Missing the Mark: Emancipation Statue in Back Bay Likely to Be Re-Commissioned

A statue of Abraham Lincoln and a newly-freed slave – titled ‘Emancipation’ – has hit the ire of many in the neighborhood and throughout Boston over the last week as being outdated and insulting.

Though the statue has been repeatedly criticized for years – as has its original, twin statue in Washington, D.C., – most recently Activist Tory Bullock began the current campaign to get it removed and replaced.

“My name is Tory Bullock and I’ve been watching this man on his knees since I was a kid,” he wrote in an online petition. “It’s supposed to represent freedom but instead represents us still beneath someone else. I would always ask myself, ‘If he’s free why is he still on his knees?’ No kid should have to ask themselves that question anymore.”

The statue depicts Abraham Lincoln standing at a lectern and apparently having signed the Emancipation Proclamation. His hand sticks out over the head over a black slave who has seemingly just been broken from his chains – though he is still kneeling, scantily clothed and appearing in a position of subservience to Lincoln. The imagery in modern times – and also in its contemporary time – leaves a lot to be desired.

Bullocks’ petition has gained quite a bit of steam and once more brought attention to the Park Plaza statue.

This week, Mayor Martin Walsh told the Sun he is willing to remove the statue and he’s willing to engage in a dialogue with the community about the future of the piece in Boston.

However, he also said he is interested in potentially recommissioning the statue into one that recognizes equality in a better way than the Lincoln piece. The memorial falls under the Arts Commission’s purview, so there will be a process that needs to play out in that body before any action can be taken.

The Mayor’s Office said they are looking into what needs to be done to remove and recommission the statue, if that’s what the community deems it wants.

NABB President Martyn Roetter said the organization takes no position on statues being removed in or near the Back Bay.

“Erecting statues of prominent individuals and removing or destroying or defacing them and other memorials reflect very strong differences and shifts in opinion and powerful emotions over the years, from Oxford and London to Vienna and former Soviet bloc countries, as well as the U.S., Spain, India and elsewhere,” he said.

The statue actually has a very interesting history, and has been criticized since the day it was put into place in Washington, D.C. – with many noting it was well-intentioned but missed the mark.

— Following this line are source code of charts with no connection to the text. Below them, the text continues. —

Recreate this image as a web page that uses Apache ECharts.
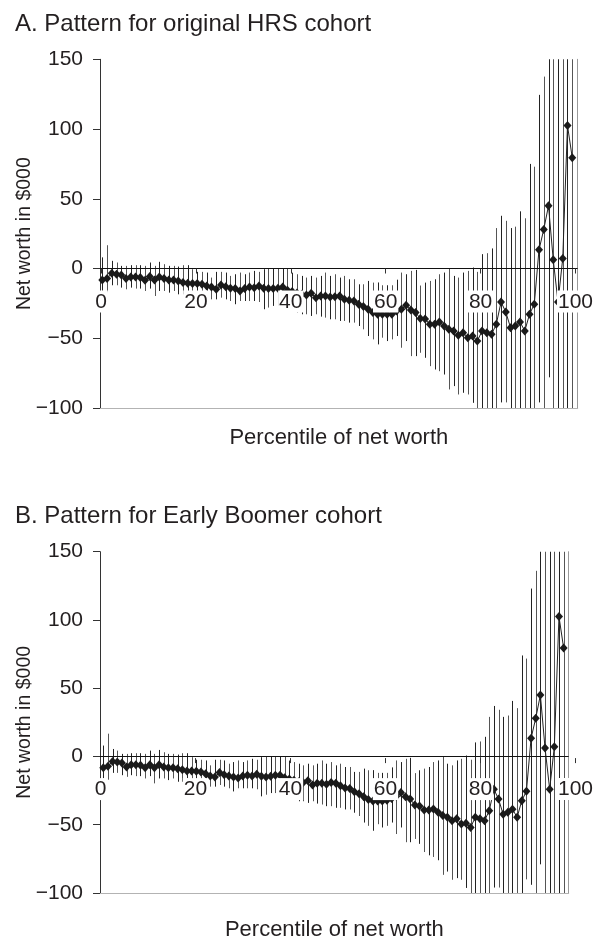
<!DOCTYPE html>
<html>
<head>
<meta charset="utf-8">
<script src="https://cdn.jsdelivr.net/npm/echarts@6/dist/echarts.min.js"></script>
<style>
html,body{margin:0;padding:0;background:#fff;}
#chart{width:597px;height:942px;}
</style>
</head>
<body>
<div id="chart"></div>
<script>
// ---- data ----
const percentiles = Array.from({length: 100}, (_, i) => i + 1);
const xTickLabels = [0, 20, 40, 60, 80, 100];
const yTickLabels = [-100, -50, 0, 50, 100, 150];

const hrsMean = [
 -8.2,-7.2,-3.4,-4.1,-4.6,-7.2,-6.0,-6.0,-6.5,-8.4,
 -5.8,-8.2,-6.0,-7.2,-8.2,-8.2,-8.9,-10.1,-10.6,-10.8,
 -10.8,-11.3,-12.5,-13.2,-14.9,-11.8,-13.0,-14.1,-14.4,-16.1,
 -14.4,-13.2,-13.7,-12.5,-14.1,-14.4,-14.4,-14.1,-13.2,-15.6,
 -16.5,-17.5,-18.5,-19.0,-17.8,-20.9,-19.7,-19.7,-20.4,-20.2,
 -19.7,-22.0,-22.8,-23.2,-25.6,-27.3,-29.2,-31.6,-32.8,-32.8,
 -32.8,-32.8,-30.4,-29.2,-26.4,-29.7,-31.6,-35.9,-36.2,-40.0,
 -40.0,-38.3,-41.2,-43.6,-44.8,-47.9,-46.0,-49.6,-48.4,-52.0,
 -44.8,-46.0,-47.2,-40.0,-24.0,-31.2,-42.4,-41.2,-38.3,-44.8,
 -32.8,-25.6,13.4,28.0,45.0,6.2,-24.0,7.2,102.5,79.5
];
const hrsLow = [
 -16,-17,-12,-12,-13.7,-14.9,-13.7,-14.4,-14.4,-16.1,
 -14.4,-19.7,-16.1,-16.1,-17.3,-16.1,-18.5,-18.5,-16.1,-19.7,
 -19.7,-20.9,-20.9,-22.1,-22.1,-20.9,-22.1,-23.3,-25.6,-23.3,
 -23.3,-23.3,-23.3,-24.0,-29.2,-28.0,-26.8,-26.8,-28.0,-29.2,
 -30.0,-31.6,-32.8,-32.8,-34.0,-32.8,-34.5,-35.2,-36.4,-36.4,
 -37.6,-37.6,-38.8,-38.8,-41.2,-43.6,-48.4,-50.8,-54.4,-49.6,
 -52.0,-50.8,-48.4,-56.8,-52.0,-62.8,-62.8,-60.4,-64.0,-70.0,
 -72.4,-73.6,-76.0,-86.7,-84.3,-90.3,-89.1,-90.3,-96.3,-120,
 -120,-120,-120,-120,-96,-96,-120,-120,-120,-120,
 -120,-120,-96,-110,-78,-120,-120,-120,-120,-120
];
const hrsHigh = [
 8,16.7,5.5,4.3,1.9,1.9,2.4,2.4,2.4,1.9,
 4.3,1.9,4.8,3.1,1.9,1.9,1.4,2.4,2.4,-0.5,
 -2.4,-2.4,-2.9,-6.5,-2.4,-2.4,-2.9,-5.3,-4.1,-2.9,
 -4.1,-2.9,-1.7,-2.4,-0.5,0,0,0,0,0,
 -3.0,-4.1,-5.3,-6.5,-5.3,-6.5,-5.3,-2.9,-5.3,-4.1,
 -6.5,-5.3,-7.7,-7.7,-11.3,-11.3,-8.9,-10.1,-10.0,-12.0,
 -12.0,-12.0,-8.0,-2.9,-4.1,-1.7,-1.0,-12.2,-10.1,-8.9,
 -7.7,-4.1,-2.9,0,-5.3,-6.5,-2.9,-1.7,0.7,-2.4,
 10.3,11.0,14.4,29.0,37.8,34.2,29.0,30.0,41.0,36.0,
 75.0,73.0,124.5,137.6,180,180,180,180,180,180
];

const boomerMean = [
 -8.2,-7.2,-3.6,-4.1,-4.8,-7.7,-6.0,-6.0,-6.5,-8.2,
 -6.0,-8.2,-6.0,-7.7,-8.2,-8.2,-8.9,-9.7,-10.6,-10.6,
 -10.9,-11.4,-12.6,-14.3,-15.0,-11.8,-13.3,-14.3,-15.0,-15.7,
 -14.3,-13.8,-14.3,-13.0,-14.5,-15.0,-14.5,-13.8,-13.8,-15.6,
 -16.5,-17.5,-18.5,-19.0,-17.8,-20.9,-19.7,-19.7,-20.4,-19.1,
 -19.7,-21.5,-23.0,-23.5,-25.9,-27.3,-29.5,-31.5,-32.7,-32.7,
 -32.7,-32.0,-30.7,-29.2,-26.4,-29.5,-31.2,-35.6,-36.3,-39.2,
 -39.2,-38.5,-40.9,-43.3,-44.5,-47.0,-45.7,-49.4,-48.9,-52.0,
 -44.5,-45.7,-47.0,-39.7,-24.0,-31.2,-42.4,-40.9,-38.7,-44.5,
 -32.4,-25.4,13.4,28.0,45.0,6.2,-24.0,7.2,102.5,79.5
];
const boomerLow = [
 -16,-17,-12,-12,-13.7,-14.9,-13.7,-14.4,-14.4,-16.1,
 -14.4,-19.7,-16.1,-16.1,-17.3,-16.1,-18.5,-18.5,-16.1,-19.7,
 -19.7,-20.9,-20.9,-22.1,-22.1,-20.9,-22.1,-23.3,-25.6,-23.3,
 -23.3,-23.3,-23.3,-24.0,-29.2,-28.0,-26.8,-26.8,-28.0,-29.2,
 -30.0,-31.6,-32.8,-32.8,-34.0,-32.8,-34.5,-35.2,-36.4,-36.4,
 -37.6,-37.6,-38.8,-38.8,-41.2,-43.6,-48.4,-50.8,-54.4,-49.6,
 -52.0,-50.8,-48.4,-56.8,-52.0,-62.8,-62.8,-60.4,-64.0,-70.0,
 -72.4,-73.6,-76.0,-86.7,-84.3,-90.3,-89.1,-90.3,-96.3,-120,
 -120,-120,-120,-120,-96,-96,-120,-120,-120,-120,
 -120,-90,-94,-110,-79,-120,-120,-120,-120,-120
];
const boomerHigh = [
 8,16.7,5.5,4.3,1.9,1.9,2.4,2.4,2.4,1.9,
 4.3,1.9,4.8,3.1,1.9,1.9,1.4,2.4,2.4,-0.5,
 -2.4,-2.4,-2.9,-6.5,-2.4,-2.4,-2.9,-5.3,-4.1,-2.9,
 -4.1,-2.9,-1.7,-2.4,-0.5,0,0,0,0,0,
 -3.0,-4.1,-5.3,-6.5,-5.3,-6.5,-5.3,-2.9,-5.3,-4.1,
 -6.5,-5.3,-7.7,-7.7,-11.3,-11.3,-8.9,-10.1,-10.0,-12.0,
 -12.0,-12.0,-8.0,-2.9,-4.1,-1.7,-1.0,-12.2,-10.1,-8.9,
 -7.7,-4.1,-2.9,0,-5.3,-6.5,-2.9,-1.7,0.7,-2.4,
 10.3,11.0,14.4,29.0,37.0,34.2,29.0,30.0,40.7,35.4,
 74.0,71.7,123.0,136.0,180,180,180,180,180,180
];

// ---- styling ----
const FONT = "'Liberation Sans', Arial, Helvetica, sans-serif";
const TXT = '#231f20';

function errBars(low, high) {
  return percentiles.map((p, i) => [p, low[i], high[i]]);
}
function points(mean) {
  return percentiles.map((p, i) => [p, mean[i]]);
}
function renderBar(params, api) {
  const x = api.value(0);
  const a = api.coord([x, api.value(1)]);
  const b = api.coord([x, api.value(2)]);
  const px = Math.round(a[0]) + 0.5;
  return {
    type: 'line',
    shape: {x1: px, y1: a[1], x2: px, y2: b[1]},
    style: {stroke: params.dataIndex % 2 ? '#555' : '#222', lineWidth: 1}
  };
}

function dataX(grid, min, max, gap) {
  return {
    gridIndex: grid, type: 'value', min: min, max: max,
    axisLine: {show: true, onZero: false, lineStyle: {color: '#b3b3b3', width: 1}},
    axisTick: {show: false}, axisLabel: {show: false}, splitLine: {show: false},
    name: 'Percentile of net worth', nameLocation: 'middle', nameGap: gap,
    nameTextStyle: {fontSize: 22, color: TXT, fontFamily: FONT}
  };
}
function labelX(grid, margin) {
  return {
    gridIndex: grid, type: 'value', min: 0, max: 100, interval: 20, z: 10,
    axisLine: {show: false},
    axisTick: {show: true, length: 5, lineStyle: {color: '#333'}},
    splitLine: {show: false},
    axisLabel: {
      margin: margin, fontSize: 21, color: TXT, fontFamily: FONT,
      backgroundColor: '#fff', padding: [1, 1, 0, 1],
      formatter: v => xTickLabels.includes(v) ? String(v) : ''
    }
  };
}
function mainY(grid) {
  return {
    gridIndex: grid, type: 'value', min: yTickLabels[0], max: yTickLabels[yTickLabels.length - 1], interval: 50,
    axisLine: {show: true, lineStyle: {color: '#333', width: 1}},
    axisTick: {show: true, length: 7, lineStyle: {color: '#333'}},
    splitLine: {show: false},
    axisLabel: {margin: 17, fontSize: 21, color: TXT, fontFamily: FONT,
      formatter: v => String(v).replace('-', '\u2212')},
    name: 'Net worth in $000', nameLocation: 'middle', nameGap: 65,
    nameMoveOverlap: false,
    nameTextStyle: {fontSize: 19.5, color: TXT, fontFamily: FONT}
  };
}
function borderY(grid) {
  return {
    gridIndex: grid, type: 'value', position: 'right', min: -100, max: 150,
    axisLine: {show: true, lineStyle: {color: '#9a9a9a', width: 1}},
    axisTick: {show: false}, axisLabel: {show: false}, splitLine: {show: false}
  };
}
function hiddenY(grid) {
  return {gridIndex: grid, type: 'value', show: false};
}
function barSeries(xi, yi, data) {
  return {
    type: 'custom', xAxisIndex: xi, yAxisIndex: yi, clip: true, z: 2,
    renderItem: renderBar, data: data, encode: {x: 0, y: [1, 2]}, silent: true
  };
}
function lineSeries(xi, yi, data) {
  return {
    type: 'line', xAxisIndex: xi, yAxisIndex: yi, z: 4, data: data,
    symbol: 'diamond', symbolSize: [8, 9], showSymbol: true,
    itemStyle: {color: '#1a1a1a'},
    lineStyle: {color: '#222', width: 1},
    markLine: {
      silent: true, symbol: ['none', 'none'], label: {show: false},
      lineStyle: {color: '#111', width: 1, type: 'solid'},
      data: [{yAxis: 0}]
    }
  };
}

const option = {
  animation: false,
  backgroundColor: '#fff',
  title: [
    {text: 'A. Pattern for original HRS cohort', left: 15, top: 12, padding: 0,
     textStyle: {fontSize: 24, fontWeight: 'normal', color: TXT, fontFamily: FONT}},
    {text: 'B. Pattern for Early Boomer cohort', left: 15, top: 504, padding: 0,
     textStyle: {fontSize: 24, fontWeight: 'normal', color: TXT, fontFamily: FONT}}
  ],
  grid: [
    {left: 100, top: 59.3, width: 477.7, height: 348.7},
    {left: 101, top: 267.5, width: 479, height: 1},
    {left: 100, top: 551.7, width: 468.7, height: 344},
    {left: 100.5, top: 757.1, width: 478.5, height: 1}
  ],
  xAxis: [
    dataX(0, 0.515, 101.15, 19),
    labelX(1, 22),
    dataX(2, 0.29, 101.09, 26),
    labelX(3, 20)
  ],
  yAxis: [
    mainY(0), borderY(0), hiddenY(1),
    mainY(2), borderY(2), hiddenY(3)
  ],
  series: [
    barSeries(0, 0, errBars(hrsLow, hrsHigh)),
    lineSeries(0, 0, points(hrsMean)),
    barSeries(2, 3, errBars(boomerLow, boomerHigh)),
    lineSeries(2, 3, points(boomerMean))
  ]
};

const chart = echarts.init(document.getElementById('chart'), null, {renderer: 'canvas'});
chart.setOption(option);
</script>
</body>
</html>
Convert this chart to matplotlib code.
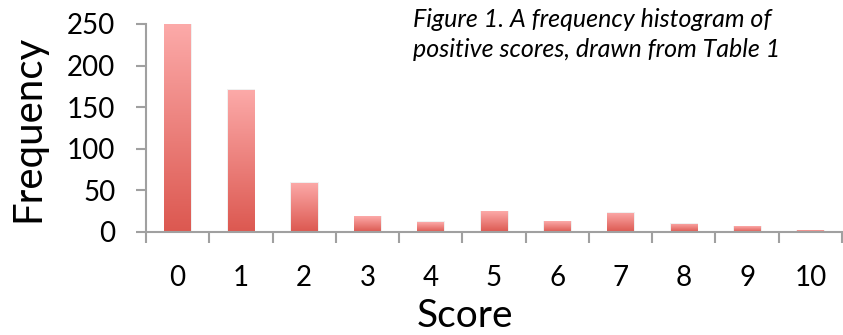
import matplotlib.pyplot as plt
import matplotlib.colors as mcolors
import numpy as np

# Data
scores = ['0', '1', '2', '3', '4', '5', '6', '7', '8', '9', '10']
frequency = [250, 171, 59, 19, 12, 25, 13, 23, 10, 7, 2]

plt.rcParams['font.family'] = ['Lato', 'DejaVu Sans']

fig = plt.figure(figsize=(8.43, 3.35), dpi=100)
ax = fig.add_axes([146 / 843, 103 / 335, (842 - 146) / 843, 208 / 335])

x = np.arange(len(scores))
bars = ax.bar(x, frequency, width=0.42, color='none', edgecolor='none', zorder=2)

# vertical gradient inside every bar, light on top, darker at the bottom
cmap = mcolors.LinearSegmentedColormap.from_list('bar', ['#dc5850', '#fcaaa9'])
grad = np.linspace(0, 1, 256).reshape(-1, 1)
for b in bars:
    x0, w, h = b.get_x(), b.get_width(), b.get_height()
    # soft shadow
    ax.add_patch(plt.Rectangle((x0 - 0.01, 0), w + 0.03, h + 0.8, color='#d0d0d0',
                               alpha=0.3, lw=0, zorder=1))
    im = ax.imshow(grad, cmap=cmap, origin='lower', aspect='auto',
                   extent=(x0, x0 + w, 0, h), zorder=2)
    im.set_clip_path(b)

ax.set_xlim(-0.5, len(scores) - 0.5)
ax.set_ylim(0, 250)
ax.set_yticks([0, 50, 100, 150, 200, 250])
ax.set_xticks(x)
ax.set_xticklabels(scores)
ax.set_xticks(np.arange(-0.5, len(scores)), minor=True)

for s in ['top', 'right']:
    ax.spines[s].set_visible(False)
for s in ['left', 'bottom']:
    ax.spines[s].set_color('#a0a0a0')
    ax.spines[s].set_linewidth(1.5)

ax.tick_params(axis='y', length=7, width=1.5, color='#a0a0a0', labelsize=20, pad=15)
ax.tick_params(axis='x', which='major', length=0, labelsize=20, pad=24)
ax.tick_params(axis='x', which='minor', length=8, width=1.5, color='#a0a0a0')

ax.set_ylabel('Frequency', fontsize=29, va='center')
ax.yaxis.set_label_coords(-0.17, 0.5)
ax.set_xlabel('Score', fontsize=28, va='center')
ax.xaxis.set_label_coords(0.458, -0.404)

fig.text(413 / 843, 1 - 8 / 335, 'Figure 1. A frequency histogram of\npositive scores, drawn from Table 1',
         fontsize=18, style='italic', ha='left', va='top', linespacing=1.35)

fig.savefig('out.png', dpi=100)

The piece was done by Thomas Ball – the well-known sculptor from Charlestown who also did Washington on his horse in the Public Gardens. It was done in 1876, and paid for by freemen who wanted to celebrate the emancipation moment in Washington, D.C. That is where the original monument was placed and celebrated – with Frederick Douglass providing the oratory on the day it was unveiled. According to an art history critique by Peter Browne some years ago, Douglass’s official words were complimentary and he praised the effort of freemen to raise the money and pay for such a prominent piece. Others in attendance said later that Douglass off-script said he did not like the attitude of the piece, with the black man on his knees not evoking a posture of freedom.

In that time, according to Browne, the image of the black man in that position would have been well known as it was the famous logo of the American Anti-Slavery Society – expect the man was in chain and asking ‘Am I not a man and a brother?’ Many believe Ball chose the imagery based on that notion, but with the chains broken.

No one will know, but art historians have also criticized the statue both in Washington, D.C., and in Boston. Browne’s piece quotes art historian Kirk Savage as saying it was, “a failure to imagine emancipation at the most fundamental level, in the language of the human body and its interaction with other bodies.”

A copy of Ball’s Washington, D.C., statue came to Boston in 1879 by efforts from Moses Kimball, an elected official who had once been a partner of P.T. Barnum and operated the Boston Museum of curiosities on Tremont Street. It was placed at its current location in Park Plaza when the former Boston and Providence Railroad Station would have been behind it, though that is now gone.

Browne’s piece argued that there needed to be some reinterpretation of the statue, including having it surrounded by more positive statues of leaders like Lewis and Harriet Hayden.

Or, perhaps, it might just be removed and re-commissioned.